## INSTRUCTIONS TO FOLLOW
Search the material for the word "document" and copy each line that holds it.

## RECORDED INFORMATION
— Begin —

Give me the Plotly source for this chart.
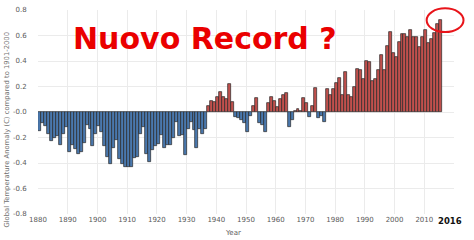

— End —
— Begin —

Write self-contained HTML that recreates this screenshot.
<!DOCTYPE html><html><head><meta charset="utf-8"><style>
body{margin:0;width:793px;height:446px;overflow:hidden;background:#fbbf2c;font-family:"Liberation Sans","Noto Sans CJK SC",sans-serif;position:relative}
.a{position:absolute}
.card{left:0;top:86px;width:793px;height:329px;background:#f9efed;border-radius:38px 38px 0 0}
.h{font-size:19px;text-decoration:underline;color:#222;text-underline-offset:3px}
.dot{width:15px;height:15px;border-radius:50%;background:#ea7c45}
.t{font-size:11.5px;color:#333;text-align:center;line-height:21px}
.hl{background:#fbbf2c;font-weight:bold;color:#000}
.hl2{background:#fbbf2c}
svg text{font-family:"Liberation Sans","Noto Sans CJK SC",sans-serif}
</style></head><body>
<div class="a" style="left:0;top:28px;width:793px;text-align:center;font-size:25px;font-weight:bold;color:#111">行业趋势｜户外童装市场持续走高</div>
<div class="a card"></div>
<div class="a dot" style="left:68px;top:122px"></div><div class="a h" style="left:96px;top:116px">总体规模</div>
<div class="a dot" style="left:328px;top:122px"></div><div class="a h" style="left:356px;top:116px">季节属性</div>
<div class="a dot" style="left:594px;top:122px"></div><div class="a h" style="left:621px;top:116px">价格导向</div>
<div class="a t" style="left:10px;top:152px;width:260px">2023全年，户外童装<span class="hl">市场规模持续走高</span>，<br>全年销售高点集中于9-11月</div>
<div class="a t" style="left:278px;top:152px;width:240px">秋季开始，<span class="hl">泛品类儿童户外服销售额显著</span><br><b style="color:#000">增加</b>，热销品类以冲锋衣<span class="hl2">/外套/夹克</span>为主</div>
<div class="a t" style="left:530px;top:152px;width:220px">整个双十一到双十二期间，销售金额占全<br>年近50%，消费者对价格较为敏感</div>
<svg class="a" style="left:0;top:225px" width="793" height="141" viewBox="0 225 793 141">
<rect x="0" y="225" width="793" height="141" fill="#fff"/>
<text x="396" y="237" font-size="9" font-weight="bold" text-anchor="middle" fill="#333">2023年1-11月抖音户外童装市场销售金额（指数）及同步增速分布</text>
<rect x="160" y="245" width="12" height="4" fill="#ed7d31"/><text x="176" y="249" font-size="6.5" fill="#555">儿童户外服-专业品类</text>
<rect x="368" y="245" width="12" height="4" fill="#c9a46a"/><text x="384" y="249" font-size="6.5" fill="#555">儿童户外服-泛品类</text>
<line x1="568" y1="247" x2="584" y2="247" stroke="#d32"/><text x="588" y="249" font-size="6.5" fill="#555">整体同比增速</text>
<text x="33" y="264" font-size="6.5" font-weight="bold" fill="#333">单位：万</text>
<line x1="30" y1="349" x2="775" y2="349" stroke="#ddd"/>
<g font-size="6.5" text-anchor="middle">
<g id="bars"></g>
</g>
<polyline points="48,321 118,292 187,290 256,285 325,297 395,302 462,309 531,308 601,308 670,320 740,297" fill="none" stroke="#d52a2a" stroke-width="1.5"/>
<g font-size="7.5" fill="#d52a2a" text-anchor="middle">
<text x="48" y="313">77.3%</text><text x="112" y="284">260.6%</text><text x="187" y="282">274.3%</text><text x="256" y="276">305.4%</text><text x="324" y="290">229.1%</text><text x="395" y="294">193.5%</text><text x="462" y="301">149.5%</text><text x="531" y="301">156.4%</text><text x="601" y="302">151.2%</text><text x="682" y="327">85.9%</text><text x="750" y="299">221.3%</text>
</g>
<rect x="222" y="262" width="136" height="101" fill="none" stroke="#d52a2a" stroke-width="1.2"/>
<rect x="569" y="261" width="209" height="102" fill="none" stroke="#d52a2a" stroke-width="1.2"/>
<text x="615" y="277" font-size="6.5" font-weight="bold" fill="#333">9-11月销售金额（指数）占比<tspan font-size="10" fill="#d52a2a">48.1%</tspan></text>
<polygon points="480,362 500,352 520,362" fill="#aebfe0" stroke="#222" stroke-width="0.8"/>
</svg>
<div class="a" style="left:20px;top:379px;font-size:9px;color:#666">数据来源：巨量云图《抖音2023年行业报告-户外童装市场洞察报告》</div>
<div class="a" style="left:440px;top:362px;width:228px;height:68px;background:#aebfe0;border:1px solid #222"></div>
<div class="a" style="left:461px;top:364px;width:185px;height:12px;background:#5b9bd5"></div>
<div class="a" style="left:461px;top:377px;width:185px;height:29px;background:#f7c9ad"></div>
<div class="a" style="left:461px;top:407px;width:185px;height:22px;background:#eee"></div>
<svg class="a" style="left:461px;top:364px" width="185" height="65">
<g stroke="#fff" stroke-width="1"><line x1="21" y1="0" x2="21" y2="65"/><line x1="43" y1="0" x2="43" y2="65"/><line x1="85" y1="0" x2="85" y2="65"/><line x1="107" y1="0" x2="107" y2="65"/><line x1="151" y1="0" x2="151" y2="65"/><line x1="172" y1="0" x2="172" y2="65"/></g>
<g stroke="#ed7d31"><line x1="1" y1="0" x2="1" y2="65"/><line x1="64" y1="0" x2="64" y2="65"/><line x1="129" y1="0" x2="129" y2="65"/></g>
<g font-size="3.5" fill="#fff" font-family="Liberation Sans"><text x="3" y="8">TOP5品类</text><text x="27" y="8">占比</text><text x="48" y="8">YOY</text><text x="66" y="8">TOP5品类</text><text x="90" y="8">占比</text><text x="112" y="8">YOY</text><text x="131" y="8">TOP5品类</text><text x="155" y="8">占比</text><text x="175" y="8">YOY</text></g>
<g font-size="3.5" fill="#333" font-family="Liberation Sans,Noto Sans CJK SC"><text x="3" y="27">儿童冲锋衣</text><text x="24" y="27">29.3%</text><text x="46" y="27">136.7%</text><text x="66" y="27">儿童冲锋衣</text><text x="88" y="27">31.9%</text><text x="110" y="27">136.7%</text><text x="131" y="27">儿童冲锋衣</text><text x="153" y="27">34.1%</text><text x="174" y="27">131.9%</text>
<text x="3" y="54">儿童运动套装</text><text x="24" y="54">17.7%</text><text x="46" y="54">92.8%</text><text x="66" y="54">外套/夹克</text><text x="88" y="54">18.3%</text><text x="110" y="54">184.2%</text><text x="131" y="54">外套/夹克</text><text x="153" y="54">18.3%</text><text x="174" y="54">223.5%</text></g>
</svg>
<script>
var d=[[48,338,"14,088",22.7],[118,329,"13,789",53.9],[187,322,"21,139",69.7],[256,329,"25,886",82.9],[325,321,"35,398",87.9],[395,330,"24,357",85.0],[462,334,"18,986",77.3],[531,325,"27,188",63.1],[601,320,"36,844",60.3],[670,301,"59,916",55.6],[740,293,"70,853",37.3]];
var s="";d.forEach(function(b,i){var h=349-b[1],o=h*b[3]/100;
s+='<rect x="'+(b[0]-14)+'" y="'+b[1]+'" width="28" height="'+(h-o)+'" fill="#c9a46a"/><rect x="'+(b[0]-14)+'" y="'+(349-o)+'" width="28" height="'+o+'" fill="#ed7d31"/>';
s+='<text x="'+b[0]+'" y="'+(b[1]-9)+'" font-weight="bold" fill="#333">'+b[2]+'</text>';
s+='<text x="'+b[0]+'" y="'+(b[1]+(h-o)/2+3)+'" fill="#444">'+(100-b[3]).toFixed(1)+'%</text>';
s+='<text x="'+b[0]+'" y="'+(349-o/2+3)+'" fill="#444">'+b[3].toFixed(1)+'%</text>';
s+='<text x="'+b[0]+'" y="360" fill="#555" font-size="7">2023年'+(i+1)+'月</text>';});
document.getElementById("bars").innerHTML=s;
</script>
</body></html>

— End —
— Begin —

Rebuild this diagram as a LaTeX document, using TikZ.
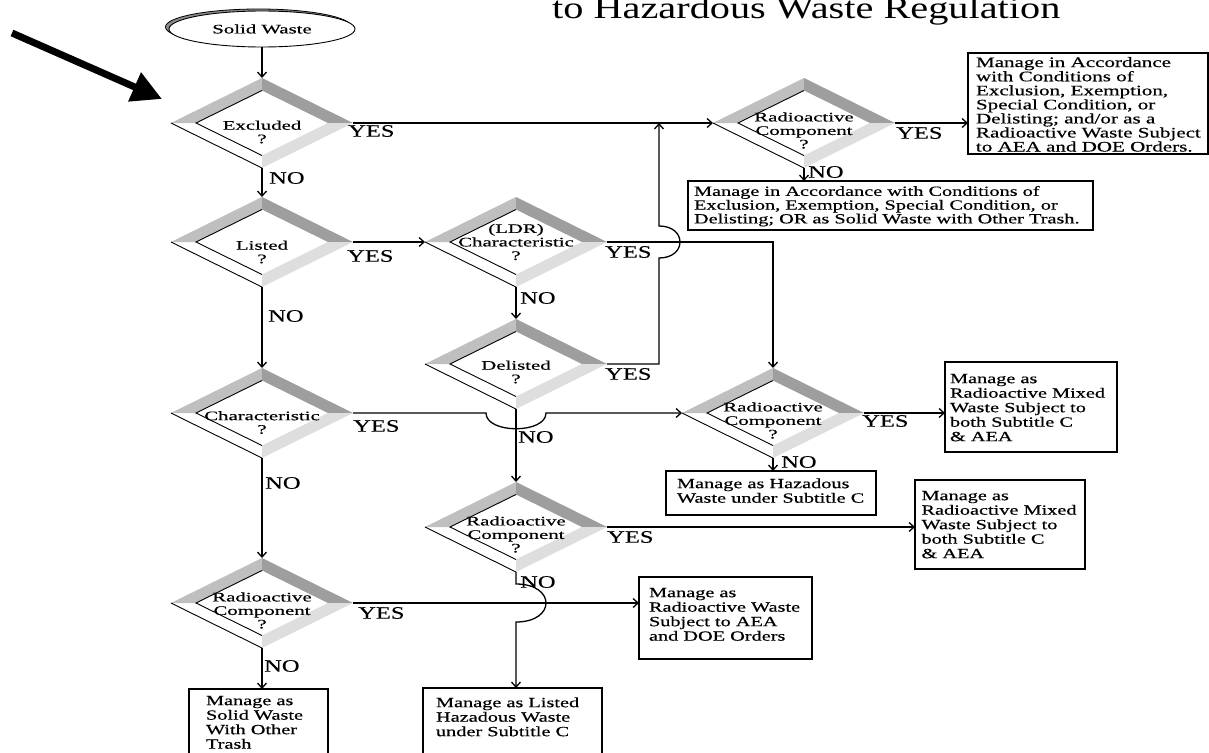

— End —

## OUTPUT BELOW
document.getElementById("bars").innerHTML=s;
Rebuild this diagram as a LaTeX document, using TikZ.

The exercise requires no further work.